Investors pulled $18.5 million from the fund in February, leaving it with about $1.45 billion in assets, Chicago-based research firm Morningstar Inc. estimated. The fund has declined 0.8% this year, trailing 96% of similarly managed funds, Morningstar said.
(More: Janus unconstrained fund attracts least net new money since Bill Gross took over)
The redemptions are a setback for Mr. Gross, 70, who fueled much of the fund’s growth last year as assets surged from about $13 million before he joined. Richard M. Weil, chief executive officer of Janus Capital Group Inc., said on a Jan. 22 conference call that more than $700 million of the fund’s assets came from Mr. Gross himself.
The firm saw an 18% increase in profit last quarter as it attracted net new money for the first time in more than five years. Janus reported $2 billion in net subscriptions for the fourth quarter, mostly into bond funds.

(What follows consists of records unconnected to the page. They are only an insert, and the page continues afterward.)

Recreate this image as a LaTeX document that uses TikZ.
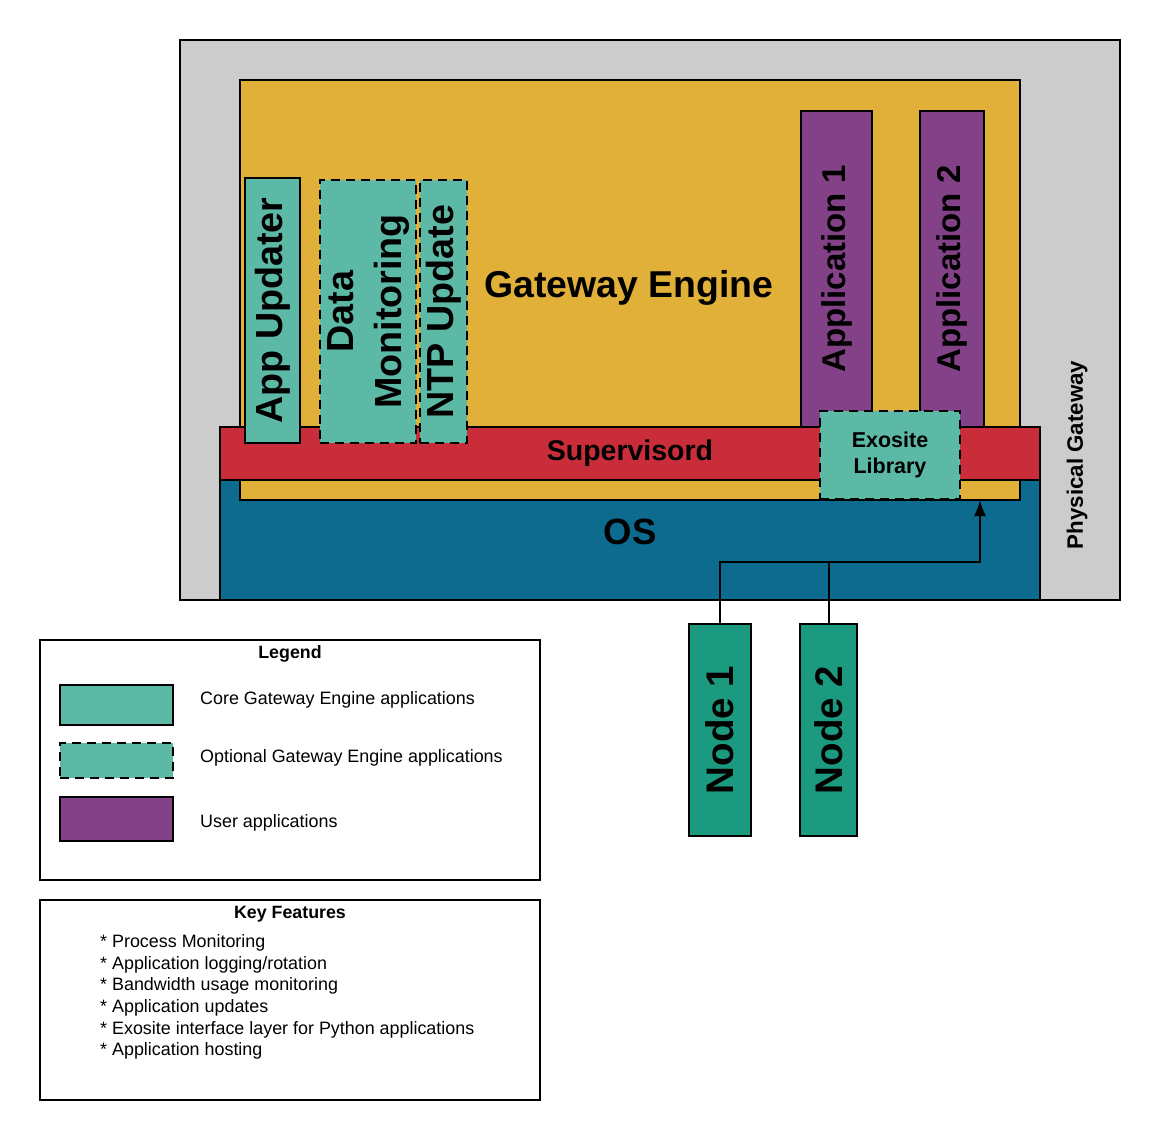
\documentclass[tikz,border=0pt]{standalone}
\usepackage{fontspec}
\setmainfont{Liberation Sans}
\usetikzlibrary{arrows.meta}
\definecolor{pgray}{HTML}{CCCCCC}
\definecolor{gorange}{HTML}{E0B038}
\definecolor{sred}{HTML}{C92D39}
\definecolor{upurple}{HTML}{834187}
\definecolor{cteal}{HTML}{5CB9A6}
\definecolor{osblue}{HTML}{0C6B8F}
\definecolor{ngreen}{HTML}{1C9A7F}
\newcommand{\fs}[1]{\fontsize{#1}{#1}\selectfont}
\tikzset{
  box/.style={draw=black, line width=2pt, inner sep=0pt, outer sep=0pt},
  optdash/.style={dash pattern=on 9pt off 6pt},
  big/.style={font=\bfseries\fs{37.7}},
  legtext/.style={font=\fs{17.9}, anchor=west, inner sep=0pt},
}
\begin{document}
\begin{tikzpicture}[x=1pt,y=-1pt]
\useasboundingbox (0,0) rectangle (1160,1140);
% physical gateway
\node[box, fill=pgray, minimum width=940, minimum height=560] (pg) at (650,320) {};
\node[font=\bfseries\fs{22.3}, inner sep=0pt] (pgtext) at (1077,455) {\rotatebox{90}{Physical Gateway}};
% OS
\node[box, fill=osblue, minimum width=820, minimum height=120] (os) at (630,540) {};
\node[font=\bfseries\fs{36.5}, inner sep=0pt] (ostext) at (630,532) {OS};
% Gateway engine
\node[box, fill=gorange, minimum width=780, minimum height=420] (ge) at (630,290) {};
\node[font=\bfseries\fs{37.4}, inner sep=0pt] (getext) at (629,288) {Gateway Engine};
% Supervisord
\node[box, fill=sred, minimum width=820, minimum height=53, font=\bfseries\fs{28.5}] (sup) at (630,453.5) {Supervisord};
% applications
\node[box, fill=upurple, minimum width=71, minimum height=316, font=\bfseries\fs{33}] (app1) at (836.5,269) {\rotatebox{90}{Application 1}};
\node[box, fill=upurple, minimum width=64, minimum height=316, font=\bfseries\fs{33}] (app2) at (952,269) {\rotatebox{90}{Application 2}};
% exosite library
\node[box, optdash, fill=cteal, minimum width=140, minimum height=88, font=\bfseries\fontsize{21.5}{26.5}\selectfont, align=center] (exo) at (890,455) {Exosite\\Library};
% core / optional apps
\node[box, fill=cteal, minimum width=55, minimum height=265, big] (appupd) at (272.5,310.5) {\rotatebox{90}{App Updater}};
\node[box, optdash, fill=cteal, minimum width=95, minimum height=263, font=\bfseries] (datamon) at (367.5,311.5) {\rotatebox{90}{\fontsize{37.7}{48}\selectfont\begin{tabular}{@{}c@{}}Data\\Monitoring\end{tabular}}};
\node[box, optdash, fill=cteal, minimum width=47, minimum height=263, big] (ntp) at (443.5,311.5) {\rotatebox{90}{NTP Update}};
% nodes
\node[box, fill=ngreen, minimum width=62, minimum height=212, font=\bfseries\fs{38.5}] (n1) at (720,730) {\rotatebox{90}{Node 1}};
\node[box, fill=ngreen, minimum width=57, minimum height=212, font=\bfseries\fs{38.5}] (n2) at (828.5,730) {\rotatebox{90}{Node 2}};
% connectors
\coordinate (join) at (828,562);
\coordinate (tgt) at (980,500);
\draw[line width=2pt, -{Latex[length=16pt,width=12pt]}] (n1.north) |- (join) -| (tgt);
\draw[line width=2pt] (n2.north) -- (n2.north |- join);
% legend
\node[box, fill=white, minimum width=500, minimum height=240] (legend) at (290,760) {};
\node[font=\bfseries\fs{17.8}, inner sep=0pt] (legtitle) at (290,654) {Legend};
\node[box, fill=cteal, minimum width=113, minimum height=40] (lcore) at (116.5,705) {};
\node[box, optdash, fill=cteal, minimum width=113, minimum height=35] (lopt) at (116.5,760.5) {};
\node[box, fill=upurple, minimum width=113, minimum height=44] (luser) at (116.5,819) {};
\node[legtext] (tcore) at (200,699.5) {Core Gateway Engine applications};
\node[legtext] (topt) at (200,757.5) {Optional Gateway Engine applications};
\node[legtext] (tuser) at (200,822.5) {User applications};
% key features
\node[box, fill=white, minimum width=500, minimum height=200] (key) at (290,1000) {};
\node[font=\bfseries\fs{17.8}, inner sep=0pt] (keytitle) at (290,914) {Key Features};
\node[font=\fontsize{17.9}{21.6}\selectfont, align=left, anchor=north west, inner sep=0pt] (keylist) at (100,934.5) {* Process Monitoring\\* Application logging/rotation\\* Bandwidth usage monitoring\\* Application updates\\* Exosite interface layer for Python applications\\* Application hosting};
\end{tikzpicture}
\end{document}
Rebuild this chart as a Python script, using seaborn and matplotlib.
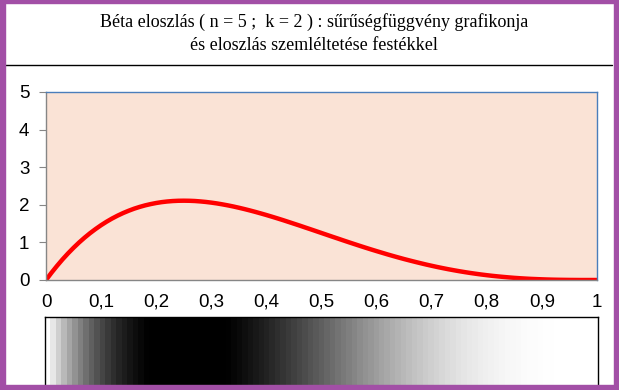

Mr. Gross and his family held a 51.2% stake in the fund as of Dec. 31, according to a Janus filing, with a market value of about $739 million at year-end.
Mr. Gross previously ran the world’s biggest bond fund, the Pimco Total Return Fund, at Newport Beach, Calif.-based Pacific Investment Management Co., the firm he co-founded in 1971 before abruptly departing for Janus on Sept. 26.